ZGWZ · August 31, 2024, 9:43am

This works as expected, and you'll notice the difference between obviously important features and unimportant ones.

ZGWZ · August 31, 2024, 9:43am

max_iter=10

Jrinne · August 31, 2024, 9:47am

So a type of early stopping. Formal early-stopping algorithms would be nice. I guess you have essentially done that manually. Excellent!

ZGWZ · August 31, 2024, 9:54am

Yeah, that's why I said "normal" when talking about OLS models. Also, positive=true works, but you need to pre-adjust the sign of your features.

ZGWZ · August 31, 2024, 10:07am

The default linear regularized method is actually the E-NET algorithm. Its name is confusing.

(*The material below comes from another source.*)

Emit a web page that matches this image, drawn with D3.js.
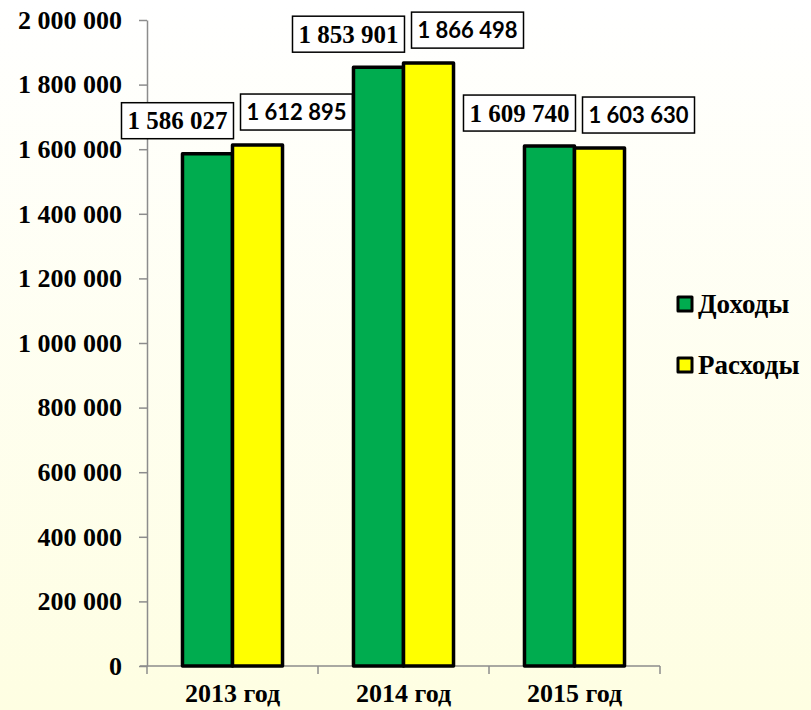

Ridge + Very Early Stop is always better than the default E-NET algorithm. And I always use the absolute values of its coefficients as feature importance.

Jrinne · August 31, 2024, 10:08am

Wow!. I don't have access to the AI at this time and I had always used Ridge Regression (without early stopping) when I was using the AI.

Thanks.

Jrinne · August 31, 2024, 10:43am

Deleted as optimization of features is a complex topic that cannot be fully covered in a post

ZGWZ · August 31, 2024, 11:22am

They use the ElasticNet function instead of the ElasticNetCV function or the SGDRegressor function. However, you still can't test different max_iter in the later.

Jrinne · August 31, 2024, 11:38am

So just following along without really adding anything except generalization of the optimization method at the end:

Sklearn link: ElasticNet

From the link: n_iter_ list of int:

"Number of iterations run by the coordinate descent solver to reach the specified tolerance."

NOT a type of gradient descent it seems but a standard optimization method for sure. I plan on trying a different method for optimization of the features using Sklearn-genetic-opt

Of course, I do not know if this will be better or worse. But think it will pick up interactions of variables better. Not sure the this is necessarily a good thing as it will be more prone to overfitting or changes in non-stationary markets.

Thank you. Very informative!!!

Claude 3 generated some code for making a comparison of the 2 optimization methods above. It was straight-forward and most members can do it themselves with or without ChatGPT (if interested) so not included here. It has this to say about a long discussion about interactions: "Overall, your intuition about the GA picking up on interactions is correct,….."

And the answer to the question "Does a ridge regression pick up on interactions (if there are no interaction variables?)": "No, a standard ridge regression does not pick up on interactions between variables if interaction terms are not explicitly included in the model."